One more lucky break made wine making possible. A particular species of wild yeast that feeds on the exudates of oak tree bark managed to crawl into early wine vats around five thousand years ago and do particularly good job of fermentation. There would have been other yeasts living naturally on grape skins, but they would not have been nearly as well suited to the job. But somehow, oak yeast go into the mix.

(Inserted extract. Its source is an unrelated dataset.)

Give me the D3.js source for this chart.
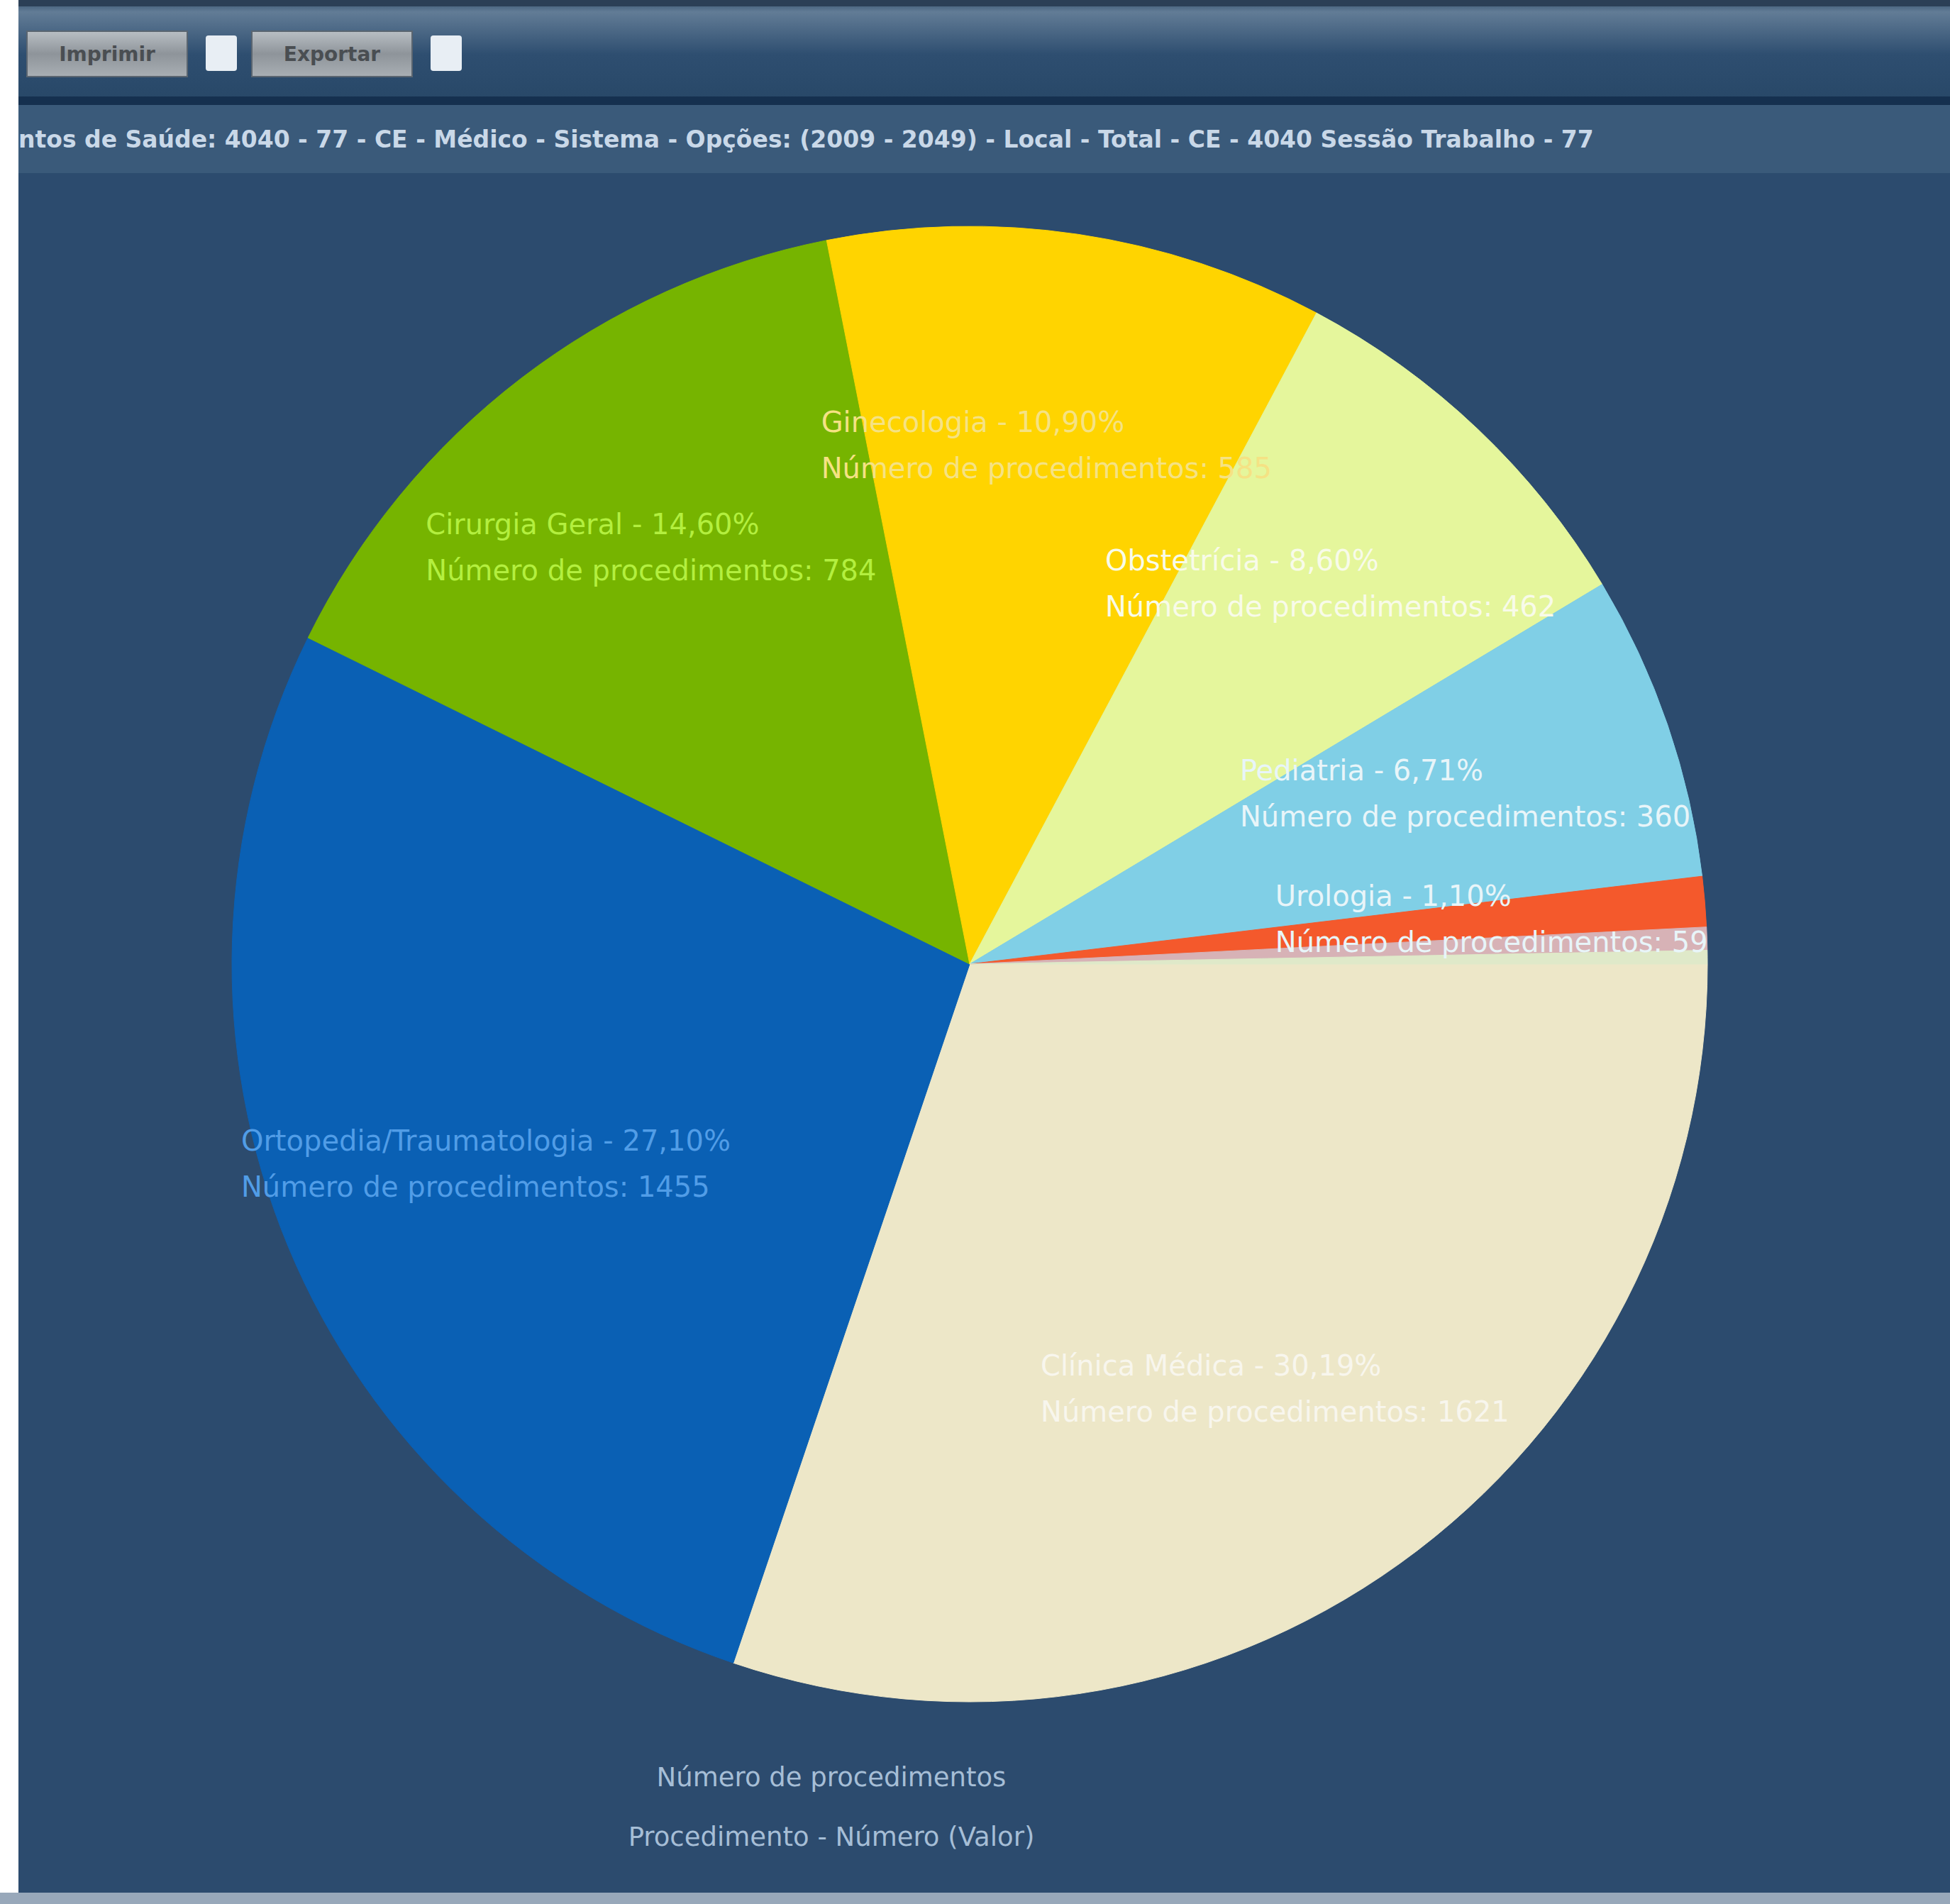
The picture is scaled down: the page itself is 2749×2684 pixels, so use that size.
<!DOCTYPE html>
<html>
<head>
<meta charset="utf-8">
<script src="https://cdn.jsdelivr.net/npm/d3@7"></script>
<style>
  html, body { margin: 0; padding: 0; background: #ffffff; }
  svg { display: block; }
</style>
</head>
<body>
<svg id="chart" width="2749" height="2684"></svg>
<script>
// Procedure groups and their counts, in drawing order (clockwise from 3 o'clock)
const categories = [
  "Clínica Médica",
  "Ortopedia/Traumatologia",
  "Cirurgia Geral",
  "Ginecologia",
  "Obstetrícia",
  "Pediatria",
  "Urologia",
  "Oftalmologia",
  "Outros"
];
const counts = [1621, 1455, 784, 585, 462, 360, 59, 27, 16];
const sliceColors = ["#ede7c8", "#0a60b4", "#76b400", "#ffd400", "#e5f69c", "#80cfe6", "#f4592c", "#d7b2b6", "#dfe9c9"];
const labelled = [true, true, true, true, true, true, true, false, false];

const titleText = "ntos de Saúde: 4040 - 77 - CE - Médico - Sistema - Opções: (2009 - 2049) - Local - Total - CE - 4040 Sessão Trabalho - 77";
const buttonLabels = ["Imprimir", "Exportar"];
const footerLines = ["Número de procedimentos", "Procedimento - Número (Valor)"];

const W = 2749, H = 2684;
const svg = d3.select("#chart");
const defs = svg.append("defs");

// page frame
svg.append("rect").attr("x", 0).attr("y", 0).attr("width", W).attr("height", H).attr("fill", "#ffffff");
svg.append("rect").attr("x", 26).attr("y", 0).attr("width", W - 26).attr("height", H).attr("fill", "#2c4b6e");

// toolbar
const tb = defs.append("linearGradient").attr("id", "toolbarGrad").attr("x1", 0).attr("x2", 0).attr("y1", 0).attr("y2", 1);
tb.append("stop").attr("offset", "0").attr("stop-color", "#33506c");
tb.append("stop").attr("offset", "0.12").attr("stop-color", "#627c96");
tb.append("stop").attr("offset", "0.55").attr("stop-color", "#2e4e70");
tb.append("stop").attr("offset", "1").attr("stop-color", "#284868");
svg.append("rect").attr("x", 26).attr("y", 0).attr("width", W - 26).attr("height", 140).attr("fill", "url(#toolbarGrad)");
svg.append("rect").attr("x", 26).attr("y", 0).attr("width", W - 26).attr("height", 9).attr("fill", "#2b3f56");
svg.append("rect").attr("x", 26).attr("y", 136).attr("width", W - 26).attr("height", 12).attr("fill", "#15304f");

const btnGrad = defs.append("linearGradient").attr("id", "btnGrad").attr("x1", 0).attr("x2", 0).attr("y1", 0).attr("y2", 1);
btnGrad.append("stop").attr("offset", "0").attr("stop-color", "#b9bfc4");
btnGrad.append("stop").attr("offset", "0.5").attr("stop-color", "#8e949a");
btnGrad.append("stop").attr("offset", "1").attr("stop-color", "#a9afb4");

const btnX = d3.scaleBand().domain(buttonLabels).range([38, 672]).paddingInner(0);
buttonLabels.forEach(function (b) {
  const x0 = btnX(b);
  svg.append("rect").attr("x", x0).attr("y", 44).attr("width", 226).attr("height", 64)
    .attr("fill", "url(#btnGrad)").attr("stroke", "#5a6570").attr("stroke-width", 2);
  svg.append("text").attr("x", x0 + 113).attr("y", 86).attr("text-anchor", "middle")
    .attr("font-family", "DejaVu Sans").attr("font-size", 28).attr("font-weight", "bold")
    .attr("fill", "#4a4e52").text(b);
  svg.append("rect").attr("x", x0 + 252).attr("y", 50).attr("width", 44).attr("height", 50)
    .attr("rx", 4).attr("fill", "#e8eef4");
});

// title band
svg.append("rect").attr("x", 26).attr("y", 148).attr("width", W - 26).attr("height", 96).attr("fill", "#3a5a7a");
svg.append("text").attr("x", 26).attr("y", 208)
  .attr("font-family", "DejaVu Sans").attr("font-size", 33).attr("font-weight", "bold")
  .attr("fill", "#c9d8e8").text(titleText);

// pie
const cx = 1367, cy = 1359, R = 1040;
const pie = d3.pie().sort(null).value(d => d.value).startAngle(Math.PI / 2).endAngle(Math.PI / 2 + 2 * Math.PI);
const data = categories.map((c, i) => ({ name: c, value: counts[i], color: sliceColors[i], show: labelled[i] }));
const arcs = pie(data);
const total = d3.sum(counts);
const arc = d3.arc().innerRadius(0).outerRadius(R);
const labelArc = d3.arc().innerRadius(R * 0.71).outerRadius(R * 0.71);

const g = svg.append("g").attr("transform", `translate(${cx},${cy})`);
g.selectAll("path.slice").data(arcs).enter().append("path")
  .attr("class", "slice")
  .attr("d", arc)
  .attr("fill", d => d.data.color)
  .attr("stroke", d => d.data.color)
  .attr("stroke-width", 1);

// label text is a lighter tint of its own slice colour
function tint(c) {
  const h = d3.hsl(c);
  h.l = Math.min(0.95, h.l + 0.24);
  h.s = h.s * 0.85;
  return h.formatHex();
}

const fmt = v => d3.format(".2f")(v).replace(".", ",");
const lineGap = 65;
arcs.filter(d => d.data.show).forEach(function (d, i) {
  const [lx, ly] = labelArc.centroid(d);
  const pct = d.data.value / total * 100;
  const lines = [d.data.name + " - " + fmt(pct) + "%", "Número de procedimentos: " + d.data.value];
  // the small slice's label sits over its neighbour, so it takes the neighbour's tint
  const base = d.data.value / total < 0.02 ? sliceColors[5] : d.data.color;
  const lg = g.append("g");
  const texts = lines.map((t, k) => lg.append("text")
    .attr("y", ly - lineGap / 2 + k * lineGap + 13)
    .attr("font-family", "DejaVu Sans").attr("font-size", 40)
    .attr("fill", tint(base)).text(t));
  const maxW = d3.max(texts, t => t.node().getComputedTextLength());
  texts.forEach(t => t.attr("x", lx - maxW / 2));
});

// footer
footerLines.forEach(function (t, k) {
  svg.append("text").attr("x", 1172).attr("y", 2518 + k * 84).attr("text-anchor", "middle")
    .attr("font-family", "DejaVu Sans").attr("font-size", 37)
    .attr("fill", "#a6bed6").text(t);
});

svg.append("rect").attr("x", 0).attr("y", 2668).attr("width", W).attr("height", 16).attr("fill", "#98a8ba");
</script>
</body>
</html>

How did this happen? Scientist have a few theories. It might be that grape vines occasionally climbed up an oak tree and picked up the yeast. It’s also possible that people gathered acorns and grapes at the same time, commingling the microorganisms on each, or that insects picked up the yeast on an oak tree and carried it to a grapevines because it was attracted to the rising sugar in the fruit. However it happened, that yeast species, Saccharomyces cerevisiae, found its way into wine somehow. Today it is an entirely domesticated creature, rarely found in the wild and widely bred into specialized strains that are used around the world to make bread rise and to ferment wine and beer.

NEGRONI

This turn-of-the-century import from Italy was purportedly created by Florentine count Camillo Negroni, who requested that gin be added to his Americano cocktail, and the result is this complex triangulation of gin, bitter Campari, and sweet vermouth. Traditionally served over ice to slightly dilute the intensity, some prefer adding a splash of club soda, but it is equally enjoyable shaken and served up. The classic recipe dictates equal parts gin, Campari, and sweet vermouth, with variations that include lighter versions closer to a Martini, which are more suitably stirred than shaken.